Why are the SDR Certificates declining? The basic answer is quite simple. The SDR Certificates MUST BE reduced if the ESF intends to use its SDR's for any purpose, such as market intervention or swaps. In other words, the SDR Certificates are a claim against the SDR's, so the SDR Certificate must be cancelled to remove any claims on the SDR before the SDR can be used by the ESF. But the amount of SDR's owned by the ESF hasn't changed except briefly in early 1999, so it seems that the SDR's are not being used for any purpose.
So what I think has happened is that the SDR Certificates are themselves being used by the ESF. Here's what the IMF says about the use of SDR's in swaps: "In accordance with Article XIX, Section 2(c), the Fund prescribes that...a participant, by agreement with another participant, may engage in an operation by which (a) one of the parties transfers [i.e., swaps] to the other party SDRs in exchange for an equivalent amount of currency or another monetary asset, other than gold."
Thus, SDR's cannot be swapped for gold, but there is no IMF regulation that prohibits the swapping of SDR Certificates for gold. So let's take this observation to its logical conclusion, namely, that the ESF and/or the Federal Reserve has been swapping SDR Certificates issued by the ESF for gold owned by the Bundesbank, and presumably other central banks as well because we noted above that the Second Amendment states that "members undertook to collaborate with the IMF and other members" for the sake of international liquidity. So presumably, all IMF members are committed to undertake any scheme that the US government may hatch."
extremely valuable post - at least for me....i learned quite a bit here and will need to study it at length to fully digest....it probably holds the key to my question about how gold can be claimed as assets on two balance sheets - the h.4.1 and the tresury's.....
but the fed reports the gold as a specific weight and not as a set of gold certificates...
it sounds like the gold is being counted twice or doubly encumbered....
thanks for posting this....
Why is everyone so skeptical of the Fed? I mean, their word is as good as Gold.
- They have a 'Strong Dollar' policy
- They have an excellent record of navigating crises of no making of their own
- They'll pull out, they swear
- They honestly can't believe that people still fall for the "Just the Tip Game" line
Gold is nosediving.
Great management of the gold price and US dollar by the FED, BB and the BB.
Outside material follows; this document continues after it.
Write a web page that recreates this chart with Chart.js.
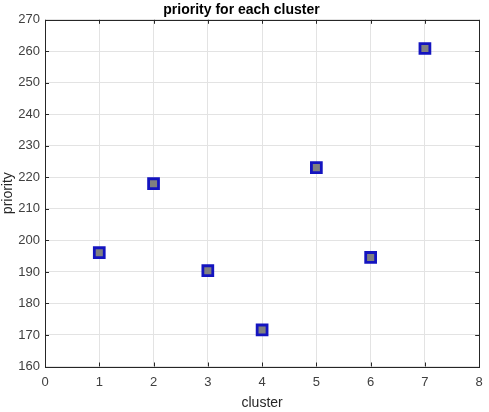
<!DOCTYPE html>
<html>
<head>
<meta charset="utf-8">
<script src="https://cdn.jsdelivr.net/npm/chart.js@4"></script>
<style>
  html, body { margin: 0; padding: 0; background: #fff; }
  #wrap { width: 489px; height: 412px; }
</style>
</head>
<body>
<div id="wrap"><canvas id="chart" width="489" height="412"></canvas></div>
<script>
// data
const clusters = [1, 2, 3, 4, 5, 6, 7];
const priority = [196.1, 218, 190.4, 171.6, 223.1, 194.6, 260.9];
const xTicks = [0, 1, 2, 3, 4, 5, 6, 7, 8];
const yTicks = [160, 170, 180, 190, 200, 210, 220, 230, 240, 250, 260, 270];

const points = clusters.map((c, i) => ({ x: c, y: priority[i] }));

// MATLAB-like box with inward tick marks
const boxPlugin = {
    id: "box",
    afterDraw(chart) {
        const { ctx, chartArea: a, scales } = chart;
        ctx.save();
        ctx.strokeStyle = "#262626";
        ctx.lineWidth = 1;
        ctx.beginPath();
        xTicks.forEach(v => {
            const px = Math.round(scales.x.getPixelForValue(v)) + 0.5;
            ctx.moveTo(px, a.bottom); ctx.lineTo(px, a.bottom - 4);
            ctx.moveTo(px, a.top); ctx.lineTo(px, a.top + 4);
        });
        yTicks.forEach(v => {
            const py = Math.round(scales.y.getPixelForValue(v)) + 0.5;
            ctx.moveTo(a.left, py); ctx.lineTo(a.left + 4, py);
            ctx.moveTo(a.right, py); ctx.lineTo(a.right - 4, py);
        });
        ctx.stroke();
        ctx.strokeRect(Math.round(a.left) + 0.5, Math.round(a.top) + 0.5,
            Math.round(a.right - a.left), Math.round(a.bottom - a.top));
        ctx.restore();
    }
};

new Chart(document.getElementById("chart"), {
    type: "scatter",
    data: {
        datasets: [{
            data: points,
            pointStyle: "rect",
            pointRadius: 7,
            pointHoverRadius: 7,
            pointBackgroundColor: "#808080",
            pointBorderColor: "#1414c0",
            pointBorderWidth: 2.8
        }]
    },
    options: {
        responsive: false,
        animation: false,
        layout: { padding: { left: 0, right: 6, top: 0, bottom: 0 } },
        plugins: {
            legend: { display: false },
            tooltip: { enabled: false },
            title: {
                display: true,
                text: "priority for each cluster",
                color: "#000",
                font: { family: "Liberation Sans, Arial, sans-serif", size: 14, weight: "bold" },
                padding: { top: 2, bottom: 1 }
            }
        },
        scales: {
            x: {
                type: "linear",
                min: 0, max: 8,
                afterBuildTicks: s => { s.ticks = xTicks.map(v => ({ value: v })); },
                afterFit: s => { s.height = 45.5; s.paddingLeft = 0; s.paddingRight = 0; },
                grid: { color: "#e3e3e3", drawTicks: false },
                border: { display: false },
                ticks: {
                    padding: 8,
                    color: "#404040",
                    font: { family: "Liberation Sans, Arial, sans-serif", size: 13 }
                },
                title: {
                    display: true,
                    text: "cluster",
                    color: "#262626",
                    padding: { top: 2, bottom: 0 },
                    font: { family: "Liberation Sans, Arial, sans-serif", size: 14 }
                }
            },
            y: {
                type: "linear",
                min: 160, max: 270,
                afterBuildTicks: s => { s.ticks = yTicks.map(v => ({ value: v })); },
                afterFit: s => { s.width = 45; s.paddingTop = 0; s.paddingBottom = 0; },
                grid: { color: "#e3e3e3", drawTicks: false },
                border: { display: false },
                ticks: {
                    padding: 5,
                    color: "#404040",
                    font: { family: "Liberation Sans, Arial, sans-serif", size: 13 }
                },
                title: {
                    display: true,
                    text: "priority",
                    color: "#262626",
                    padding: { top: 0, bottom: 0 },
                    font: { family: "Liberation Sans, Arial, sans-serif", size: 14 }
                }
            }
        }
    },
    plugins: [boxPlugin]
});
</script>
</body>
</html>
So we are $20 off the recent gold price top...and yet the USD is at .7668. What was the price of gold when we first hit .76 USD? Much higher.
Everytime we recover slightly from a USD bounce gold gets hammered even harder. Hence every gain is less each time.
Sorry if that was clear as mud.
LOL, just the tip.
That is hilarious. Try saying: "Just the tip" with a straight face! That is what these banksters and politicians do for a living!
Germany and Indonesia ordered withdrawals from New York and London vaults and physical delivery in the past month. If only hedge fund managers and the public learn and did the same.